What is to be printed is the span of lines starting at the one containing "Clone this chart in Apache ECharts." and ending at the one containing "var yTicks = [0, 10, 20, 30, 40, 50];", reproduced exactly with pictures left out.

● **DATA SUPPLIED**:

········

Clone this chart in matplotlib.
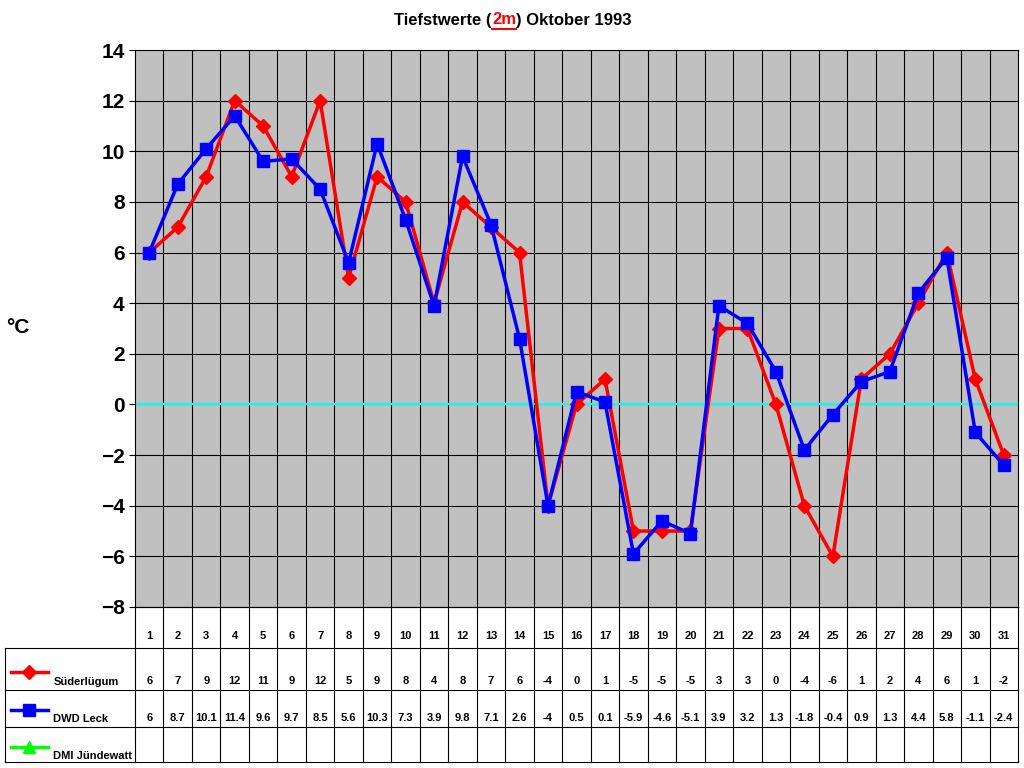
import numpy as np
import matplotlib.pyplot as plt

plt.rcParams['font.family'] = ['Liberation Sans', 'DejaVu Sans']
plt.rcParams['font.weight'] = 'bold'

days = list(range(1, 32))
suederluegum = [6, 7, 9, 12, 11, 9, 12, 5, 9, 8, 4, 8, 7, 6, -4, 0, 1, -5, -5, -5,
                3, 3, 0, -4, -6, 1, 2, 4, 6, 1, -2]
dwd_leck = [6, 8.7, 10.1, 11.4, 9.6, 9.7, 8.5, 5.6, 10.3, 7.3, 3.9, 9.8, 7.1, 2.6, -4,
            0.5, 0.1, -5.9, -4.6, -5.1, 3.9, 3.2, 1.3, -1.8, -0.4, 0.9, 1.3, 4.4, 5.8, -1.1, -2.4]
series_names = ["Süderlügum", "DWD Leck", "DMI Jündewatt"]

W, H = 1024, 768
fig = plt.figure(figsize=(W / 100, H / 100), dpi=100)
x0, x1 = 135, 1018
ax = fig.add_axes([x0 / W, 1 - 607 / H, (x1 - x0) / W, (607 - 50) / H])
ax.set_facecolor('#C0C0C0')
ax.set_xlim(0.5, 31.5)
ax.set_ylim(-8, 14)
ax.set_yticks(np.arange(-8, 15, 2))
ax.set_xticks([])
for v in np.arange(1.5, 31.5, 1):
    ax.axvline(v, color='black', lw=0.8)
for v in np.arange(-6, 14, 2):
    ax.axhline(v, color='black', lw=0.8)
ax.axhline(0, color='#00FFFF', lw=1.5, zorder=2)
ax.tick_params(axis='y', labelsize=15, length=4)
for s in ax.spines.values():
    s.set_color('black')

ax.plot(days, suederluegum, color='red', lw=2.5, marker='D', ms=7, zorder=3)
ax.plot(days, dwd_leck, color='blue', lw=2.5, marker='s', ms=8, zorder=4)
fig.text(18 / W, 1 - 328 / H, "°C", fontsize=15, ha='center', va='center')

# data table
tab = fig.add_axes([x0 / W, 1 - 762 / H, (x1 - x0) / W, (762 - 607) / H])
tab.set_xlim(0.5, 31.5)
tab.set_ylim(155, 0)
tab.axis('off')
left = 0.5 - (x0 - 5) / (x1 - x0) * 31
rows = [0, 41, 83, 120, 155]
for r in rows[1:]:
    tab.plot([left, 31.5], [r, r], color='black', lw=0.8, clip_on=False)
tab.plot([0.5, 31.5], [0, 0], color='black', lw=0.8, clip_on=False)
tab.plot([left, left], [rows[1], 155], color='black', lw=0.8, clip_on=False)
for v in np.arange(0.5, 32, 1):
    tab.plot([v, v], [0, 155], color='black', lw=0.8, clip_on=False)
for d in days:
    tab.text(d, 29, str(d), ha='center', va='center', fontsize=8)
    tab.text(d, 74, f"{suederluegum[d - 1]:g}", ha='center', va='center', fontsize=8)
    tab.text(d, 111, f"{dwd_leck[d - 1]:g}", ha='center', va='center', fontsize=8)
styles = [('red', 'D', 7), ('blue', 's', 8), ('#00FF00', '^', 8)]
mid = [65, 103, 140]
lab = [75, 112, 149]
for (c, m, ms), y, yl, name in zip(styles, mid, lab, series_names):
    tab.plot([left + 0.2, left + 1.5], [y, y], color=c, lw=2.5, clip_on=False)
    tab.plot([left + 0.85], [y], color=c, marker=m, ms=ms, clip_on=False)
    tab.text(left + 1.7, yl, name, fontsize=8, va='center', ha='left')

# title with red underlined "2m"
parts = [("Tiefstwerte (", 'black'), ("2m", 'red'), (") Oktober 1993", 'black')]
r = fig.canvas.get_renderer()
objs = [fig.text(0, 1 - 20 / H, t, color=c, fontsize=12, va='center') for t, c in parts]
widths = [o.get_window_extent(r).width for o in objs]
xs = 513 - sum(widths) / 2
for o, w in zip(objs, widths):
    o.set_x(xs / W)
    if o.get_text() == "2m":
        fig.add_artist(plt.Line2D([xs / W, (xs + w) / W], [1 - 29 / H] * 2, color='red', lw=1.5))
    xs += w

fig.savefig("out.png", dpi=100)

········

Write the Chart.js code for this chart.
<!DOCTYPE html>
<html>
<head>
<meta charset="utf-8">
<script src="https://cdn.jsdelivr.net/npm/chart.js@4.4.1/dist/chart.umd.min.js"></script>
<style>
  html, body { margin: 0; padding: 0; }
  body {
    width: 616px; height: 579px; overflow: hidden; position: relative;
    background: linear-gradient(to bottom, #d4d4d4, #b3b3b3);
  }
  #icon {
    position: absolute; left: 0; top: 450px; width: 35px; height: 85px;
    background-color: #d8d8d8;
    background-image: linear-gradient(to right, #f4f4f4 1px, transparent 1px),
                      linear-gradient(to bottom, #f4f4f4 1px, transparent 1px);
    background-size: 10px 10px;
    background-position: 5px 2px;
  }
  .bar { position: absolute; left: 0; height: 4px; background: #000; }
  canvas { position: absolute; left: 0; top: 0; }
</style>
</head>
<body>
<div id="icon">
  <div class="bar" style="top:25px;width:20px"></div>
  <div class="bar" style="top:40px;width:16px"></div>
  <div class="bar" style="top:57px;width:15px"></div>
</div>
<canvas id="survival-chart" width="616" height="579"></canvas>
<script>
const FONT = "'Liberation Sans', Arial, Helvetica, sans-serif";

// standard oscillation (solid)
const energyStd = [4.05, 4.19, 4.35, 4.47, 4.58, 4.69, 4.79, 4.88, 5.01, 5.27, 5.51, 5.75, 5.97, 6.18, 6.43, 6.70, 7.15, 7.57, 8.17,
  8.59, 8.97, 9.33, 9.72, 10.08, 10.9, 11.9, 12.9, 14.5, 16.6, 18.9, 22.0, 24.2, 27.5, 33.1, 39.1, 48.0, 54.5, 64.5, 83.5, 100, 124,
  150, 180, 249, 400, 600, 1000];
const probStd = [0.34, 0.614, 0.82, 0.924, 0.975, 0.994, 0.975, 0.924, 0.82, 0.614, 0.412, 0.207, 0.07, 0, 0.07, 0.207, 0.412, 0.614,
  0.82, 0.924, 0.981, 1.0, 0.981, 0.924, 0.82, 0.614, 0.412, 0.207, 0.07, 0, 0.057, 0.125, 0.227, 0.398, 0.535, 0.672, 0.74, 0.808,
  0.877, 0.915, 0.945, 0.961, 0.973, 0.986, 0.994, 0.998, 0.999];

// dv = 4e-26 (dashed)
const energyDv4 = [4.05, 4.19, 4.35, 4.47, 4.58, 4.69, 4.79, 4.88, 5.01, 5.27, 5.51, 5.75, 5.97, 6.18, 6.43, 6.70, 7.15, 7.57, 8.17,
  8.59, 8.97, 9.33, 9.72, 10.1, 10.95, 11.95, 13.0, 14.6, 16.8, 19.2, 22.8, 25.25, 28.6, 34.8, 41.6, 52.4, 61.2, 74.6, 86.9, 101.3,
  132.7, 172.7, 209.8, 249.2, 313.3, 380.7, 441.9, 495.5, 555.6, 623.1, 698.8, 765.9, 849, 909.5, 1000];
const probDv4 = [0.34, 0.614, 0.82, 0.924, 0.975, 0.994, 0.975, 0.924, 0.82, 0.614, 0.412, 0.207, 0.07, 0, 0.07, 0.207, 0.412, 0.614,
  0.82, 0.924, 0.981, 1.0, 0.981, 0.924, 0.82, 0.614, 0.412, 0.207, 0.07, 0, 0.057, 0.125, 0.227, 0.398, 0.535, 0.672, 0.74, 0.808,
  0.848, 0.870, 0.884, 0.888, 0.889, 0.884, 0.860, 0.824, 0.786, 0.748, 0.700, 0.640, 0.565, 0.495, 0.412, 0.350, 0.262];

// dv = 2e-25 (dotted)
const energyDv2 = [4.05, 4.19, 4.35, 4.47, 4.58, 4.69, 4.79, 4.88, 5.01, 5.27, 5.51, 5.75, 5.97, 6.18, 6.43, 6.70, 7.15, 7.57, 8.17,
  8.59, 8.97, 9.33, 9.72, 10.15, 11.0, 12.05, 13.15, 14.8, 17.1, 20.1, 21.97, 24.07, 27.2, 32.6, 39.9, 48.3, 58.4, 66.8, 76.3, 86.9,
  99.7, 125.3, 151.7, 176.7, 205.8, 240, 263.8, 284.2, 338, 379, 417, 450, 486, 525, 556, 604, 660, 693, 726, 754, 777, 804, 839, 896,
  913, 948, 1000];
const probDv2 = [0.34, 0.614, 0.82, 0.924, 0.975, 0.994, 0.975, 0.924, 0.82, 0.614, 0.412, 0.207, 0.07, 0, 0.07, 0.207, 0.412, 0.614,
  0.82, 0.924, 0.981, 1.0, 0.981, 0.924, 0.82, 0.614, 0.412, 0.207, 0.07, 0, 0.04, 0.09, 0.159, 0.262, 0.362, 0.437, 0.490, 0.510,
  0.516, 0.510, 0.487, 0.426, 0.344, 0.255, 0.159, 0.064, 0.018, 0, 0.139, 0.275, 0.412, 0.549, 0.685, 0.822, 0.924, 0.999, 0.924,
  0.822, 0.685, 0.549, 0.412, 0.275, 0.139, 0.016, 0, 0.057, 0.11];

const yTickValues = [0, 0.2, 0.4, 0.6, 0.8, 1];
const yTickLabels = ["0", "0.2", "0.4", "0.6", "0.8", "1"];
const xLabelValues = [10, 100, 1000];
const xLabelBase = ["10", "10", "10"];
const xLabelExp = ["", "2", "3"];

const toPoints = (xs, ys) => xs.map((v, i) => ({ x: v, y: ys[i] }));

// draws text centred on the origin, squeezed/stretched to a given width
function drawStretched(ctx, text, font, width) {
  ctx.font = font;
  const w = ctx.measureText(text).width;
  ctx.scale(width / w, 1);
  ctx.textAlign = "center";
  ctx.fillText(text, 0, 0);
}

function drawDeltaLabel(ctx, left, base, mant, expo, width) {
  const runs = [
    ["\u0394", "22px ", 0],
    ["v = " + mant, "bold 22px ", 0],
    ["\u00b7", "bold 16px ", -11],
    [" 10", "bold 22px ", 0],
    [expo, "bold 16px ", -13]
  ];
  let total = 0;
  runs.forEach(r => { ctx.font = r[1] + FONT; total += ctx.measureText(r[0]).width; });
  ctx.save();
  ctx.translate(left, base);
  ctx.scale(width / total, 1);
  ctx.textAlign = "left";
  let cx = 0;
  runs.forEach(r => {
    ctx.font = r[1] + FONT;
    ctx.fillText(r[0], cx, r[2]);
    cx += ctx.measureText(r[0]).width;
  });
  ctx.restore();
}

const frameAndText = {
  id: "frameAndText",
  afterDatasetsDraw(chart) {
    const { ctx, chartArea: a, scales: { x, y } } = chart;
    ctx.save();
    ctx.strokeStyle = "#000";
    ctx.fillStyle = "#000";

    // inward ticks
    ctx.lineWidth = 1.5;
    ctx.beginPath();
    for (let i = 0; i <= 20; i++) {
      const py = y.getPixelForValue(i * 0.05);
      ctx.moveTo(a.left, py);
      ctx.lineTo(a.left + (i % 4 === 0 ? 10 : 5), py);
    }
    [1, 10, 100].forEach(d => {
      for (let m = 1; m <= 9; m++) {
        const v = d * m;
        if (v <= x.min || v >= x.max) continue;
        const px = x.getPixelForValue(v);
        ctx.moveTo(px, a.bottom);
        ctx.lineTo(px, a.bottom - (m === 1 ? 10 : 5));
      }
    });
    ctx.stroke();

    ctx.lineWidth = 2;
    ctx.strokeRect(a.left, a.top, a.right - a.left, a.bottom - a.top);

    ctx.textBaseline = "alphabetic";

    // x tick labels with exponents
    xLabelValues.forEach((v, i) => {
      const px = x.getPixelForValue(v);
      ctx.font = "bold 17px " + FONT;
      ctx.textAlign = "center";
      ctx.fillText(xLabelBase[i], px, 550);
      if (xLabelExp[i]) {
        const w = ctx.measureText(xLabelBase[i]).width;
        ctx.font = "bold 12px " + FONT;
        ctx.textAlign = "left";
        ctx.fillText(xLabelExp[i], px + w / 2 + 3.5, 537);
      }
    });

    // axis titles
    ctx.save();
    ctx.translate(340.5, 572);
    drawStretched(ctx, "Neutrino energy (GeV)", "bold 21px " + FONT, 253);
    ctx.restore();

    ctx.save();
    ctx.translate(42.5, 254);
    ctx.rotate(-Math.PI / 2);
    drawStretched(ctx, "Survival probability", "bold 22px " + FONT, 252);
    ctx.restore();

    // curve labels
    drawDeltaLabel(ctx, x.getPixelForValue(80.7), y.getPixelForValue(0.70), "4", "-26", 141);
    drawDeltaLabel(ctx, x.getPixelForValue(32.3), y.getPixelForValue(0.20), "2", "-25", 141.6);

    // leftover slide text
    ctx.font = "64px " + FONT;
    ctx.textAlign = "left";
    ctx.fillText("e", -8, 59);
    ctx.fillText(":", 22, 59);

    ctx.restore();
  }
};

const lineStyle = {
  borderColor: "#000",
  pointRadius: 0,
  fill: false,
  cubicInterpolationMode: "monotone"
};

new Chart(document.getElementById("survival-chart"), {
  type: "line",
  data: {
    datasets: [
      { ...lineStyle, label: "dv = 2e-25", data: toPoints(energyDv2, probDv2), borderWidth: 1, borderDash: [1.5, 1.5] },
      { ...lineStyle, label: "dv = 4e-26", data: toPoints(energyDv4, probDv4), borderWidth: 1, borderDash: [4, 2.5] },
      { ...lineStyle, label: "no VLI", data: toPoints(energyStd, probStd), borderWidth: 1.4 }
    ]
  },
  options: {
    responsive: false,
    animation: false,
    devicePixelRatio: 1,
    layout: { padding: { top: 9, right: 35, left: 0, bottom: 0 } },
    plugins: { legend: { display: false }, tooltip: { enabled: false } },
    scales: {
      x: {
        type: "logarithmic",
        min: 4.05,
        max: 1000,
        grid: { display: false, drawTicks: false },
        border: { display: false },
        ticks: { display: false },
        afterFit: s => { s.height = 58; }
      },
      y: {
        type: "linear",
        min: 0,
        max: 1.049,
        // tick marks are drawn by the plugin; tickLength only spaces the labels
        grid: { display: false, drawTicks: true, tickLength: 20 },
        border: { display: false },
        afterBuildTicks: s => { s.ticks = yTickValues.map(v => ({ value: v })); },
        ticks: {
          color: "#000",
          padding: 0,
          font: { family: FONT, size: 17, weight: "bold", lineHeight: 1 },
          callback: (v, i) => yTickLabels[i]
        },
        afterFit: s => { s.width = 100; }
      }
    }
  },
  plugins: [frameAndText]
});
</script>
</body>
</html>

········

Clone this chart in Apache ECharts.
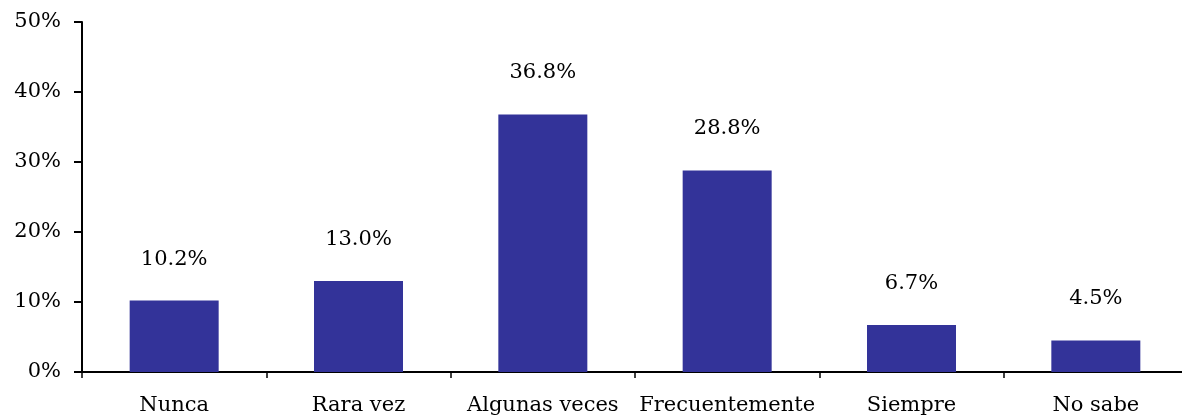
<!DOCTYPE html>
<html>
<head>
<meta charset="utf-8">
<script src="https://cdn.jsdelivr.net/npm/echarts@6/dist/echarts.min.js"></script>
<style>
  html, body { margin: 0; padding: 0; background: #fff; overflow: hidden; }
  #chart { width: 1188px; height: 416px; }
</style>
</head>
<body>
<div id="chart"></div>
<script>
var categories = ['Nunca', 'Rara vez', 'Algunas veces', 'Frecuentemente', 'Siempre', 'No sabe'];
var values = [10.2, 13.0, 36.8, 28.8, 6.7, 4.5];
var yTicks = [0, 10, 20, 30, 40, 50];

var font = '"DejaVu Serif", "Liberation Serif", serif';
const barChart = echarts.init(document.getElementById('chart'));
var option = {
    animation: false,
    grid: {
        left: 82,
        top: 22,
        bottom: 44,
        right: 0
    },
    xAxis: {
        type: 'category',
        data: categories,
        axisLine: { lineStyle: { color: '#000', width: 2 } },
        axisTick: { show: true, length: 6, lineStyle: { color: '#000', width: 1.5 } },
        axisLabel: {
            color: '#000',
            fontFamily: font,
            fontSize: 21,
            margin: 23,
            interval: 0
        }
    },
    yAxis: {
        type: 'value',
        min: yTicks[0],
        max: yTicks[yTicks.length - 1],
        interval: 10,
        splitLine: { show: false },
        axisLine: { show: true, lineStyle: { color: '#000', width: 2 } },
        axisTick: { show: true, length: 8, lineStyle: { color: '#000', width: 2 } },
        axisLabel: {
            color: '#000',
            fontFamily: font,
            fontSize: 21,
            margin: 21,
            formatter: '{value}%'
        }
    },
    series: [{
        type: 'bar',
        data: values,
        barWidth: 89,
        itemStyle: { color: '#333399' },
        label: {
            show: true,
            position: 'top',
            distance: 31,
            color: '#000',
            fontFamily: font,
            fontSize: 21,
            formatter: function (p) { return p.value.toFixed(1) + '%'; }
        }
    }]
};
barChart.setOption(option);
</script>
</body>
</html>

········

● **FINAL RESULT**:
Clone this chart in Apache ECharts.
<!DOCTYPE html>
<html>
<head>
<meta charset="utf-8">
<script src="https://cdn.jsdelivr.net/npm/echarts@6/dist/echarts.min.js"></script>
<style>
  html, body { margin: 0; padding: 0; background: #fff; overflow: hidden; }
  #chart { width: 1188px; height: 416px; }
</style>
</head>
<body>
<div id="chart"></div>
<script>
var categories = ['Nunca', 'Rara vez', 'Algunas veces', 'Frecuentemente', 'Siempre', 'No sabe'];
var values = [10.2, 13.0, 36.8, 28.8, 6.7, 4.5];
var yTicks = [0, 10, 20, 30, 40, 50];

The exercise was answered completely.